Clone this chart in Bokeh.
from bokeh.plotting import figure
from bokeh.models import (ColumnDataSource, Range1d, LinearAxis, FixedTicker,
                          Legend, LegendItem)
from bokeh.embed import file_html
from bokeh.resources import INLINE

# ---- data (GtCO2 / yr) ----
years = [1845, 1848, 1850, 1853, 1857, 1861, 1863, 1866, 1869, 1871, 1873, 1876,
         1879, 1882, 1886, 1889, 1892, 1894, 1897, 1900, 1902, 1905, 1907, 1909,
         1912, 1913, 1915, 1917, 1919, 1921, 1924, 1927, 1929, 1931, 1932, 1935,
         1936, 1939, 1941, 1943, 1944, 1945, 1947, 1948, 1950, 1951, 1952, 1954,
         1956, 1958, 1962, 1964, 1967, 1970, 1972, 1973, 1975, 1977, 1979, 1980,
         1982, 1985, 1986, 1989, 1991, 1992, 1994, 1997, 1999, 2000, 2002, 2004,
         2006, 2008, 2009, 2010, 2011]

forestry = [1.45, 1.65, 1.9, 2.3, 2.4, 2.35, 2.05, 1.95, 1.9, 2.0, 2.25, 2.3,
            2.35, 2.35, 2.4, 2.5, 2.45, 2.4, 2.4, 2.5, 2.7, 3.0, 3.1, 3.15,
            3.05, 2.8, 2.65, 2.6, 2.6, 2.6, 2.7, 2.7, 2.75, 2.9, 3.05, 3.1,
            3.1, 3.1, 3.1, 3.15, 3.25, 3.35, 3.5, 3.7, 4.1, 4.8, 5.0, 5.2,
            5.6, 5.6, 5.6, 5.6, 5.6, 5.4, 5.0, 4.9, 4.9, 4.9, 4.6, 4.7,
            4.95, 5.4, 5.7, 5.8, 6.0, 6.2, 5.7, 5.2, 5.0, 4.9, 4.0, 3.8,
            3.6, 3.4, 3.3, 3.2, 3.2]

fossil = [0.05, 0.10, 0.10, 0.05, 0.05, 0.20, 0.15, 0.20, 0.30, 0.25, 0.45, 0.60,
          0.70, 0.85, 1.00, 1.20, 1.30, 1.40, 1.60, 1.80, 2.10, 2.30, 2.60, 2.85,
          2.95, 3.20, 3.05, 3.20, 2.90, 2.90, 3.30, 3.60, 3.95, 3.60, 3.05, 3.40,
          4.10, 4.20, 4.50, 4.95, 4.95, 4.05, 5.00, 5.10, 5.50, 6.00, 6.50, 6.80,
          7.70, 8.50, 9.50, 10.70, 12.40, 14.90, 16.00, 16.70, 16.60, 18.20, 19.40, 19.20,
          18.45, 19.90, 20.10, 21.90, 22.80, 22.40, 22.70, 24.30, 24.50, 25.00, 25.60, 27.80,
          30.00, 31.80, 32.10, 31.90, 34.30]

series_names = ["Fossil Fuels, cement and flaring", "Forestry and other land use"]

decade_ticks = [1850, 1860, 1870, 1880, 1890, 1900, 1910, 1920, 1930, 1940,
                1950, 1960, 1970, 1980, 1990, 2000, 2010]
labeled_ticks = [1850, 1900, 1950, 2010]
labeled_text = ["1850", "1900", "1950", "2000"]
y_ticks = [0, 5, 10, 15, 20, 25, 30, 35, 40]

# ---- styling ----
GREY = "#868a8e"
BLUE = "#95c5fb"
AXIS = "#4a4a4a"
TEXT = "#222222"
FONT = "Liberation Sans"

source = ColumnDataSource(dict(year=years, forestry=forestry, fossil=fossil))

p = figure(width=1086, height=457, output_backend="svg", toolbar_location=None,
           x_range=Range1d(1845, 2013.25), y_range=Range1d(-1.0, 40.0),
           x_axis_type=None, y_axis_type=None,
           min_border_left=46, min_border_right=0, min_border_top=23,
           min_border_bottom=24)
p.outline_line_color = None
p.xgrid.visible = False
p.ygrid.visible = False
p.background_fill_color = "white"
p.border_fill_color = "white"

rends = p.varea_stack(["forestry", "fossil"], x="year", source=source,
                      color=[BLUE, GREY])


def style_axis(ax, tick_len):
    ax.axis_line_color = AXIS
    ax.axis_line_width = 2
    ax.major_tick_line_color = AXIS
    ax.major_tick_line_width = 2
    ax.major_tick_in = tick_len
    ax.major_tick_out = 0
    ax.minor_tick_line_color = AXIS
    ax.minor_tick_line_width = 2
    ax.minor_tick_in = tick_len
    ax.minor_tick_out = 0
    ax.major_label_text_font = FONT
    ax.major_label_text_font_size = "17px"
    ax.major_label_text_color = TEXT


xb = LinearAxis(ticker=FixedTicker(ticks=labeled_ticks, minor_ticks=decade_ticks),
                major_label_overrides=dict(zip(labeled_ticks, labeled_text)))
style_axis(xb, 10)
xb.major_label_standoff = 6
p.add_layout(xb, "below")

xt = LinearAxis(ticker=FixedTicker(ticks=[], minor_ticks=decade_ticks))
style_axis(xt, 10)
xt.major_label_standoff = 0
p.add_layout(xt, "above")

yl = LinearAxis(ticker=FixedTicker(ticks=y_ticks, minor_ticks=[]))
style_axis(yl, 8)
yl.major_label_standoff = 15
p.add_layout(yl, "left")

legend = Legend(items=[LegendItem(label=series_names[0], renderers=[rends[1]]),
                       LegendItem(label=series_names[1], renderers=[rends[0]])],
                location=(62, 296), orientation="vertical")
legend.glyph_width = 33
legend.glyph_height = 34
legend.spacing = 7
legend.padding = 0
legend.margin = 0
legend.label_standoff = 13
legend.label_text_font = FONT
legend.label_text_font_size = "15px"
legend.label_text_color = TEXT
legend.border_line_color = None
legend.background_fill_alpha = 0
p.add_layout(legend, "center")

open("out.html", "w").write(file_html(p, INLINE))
• • • •
What the exercise asks: Return nothing but the lines from the start of the listing above through the line containing "from bokeh.resources import INLINE", exactly as given.

Problem solution:
Clone this chart in Bokeh.
from bokeh.plotting import figure
from bokeh.models import (ColumnDataSource, Range1d, LinearAxis, FixedTicker,
                          Legend, LegendItem)
from bokeh.embed import file_html
from bokeh.resources import INLINE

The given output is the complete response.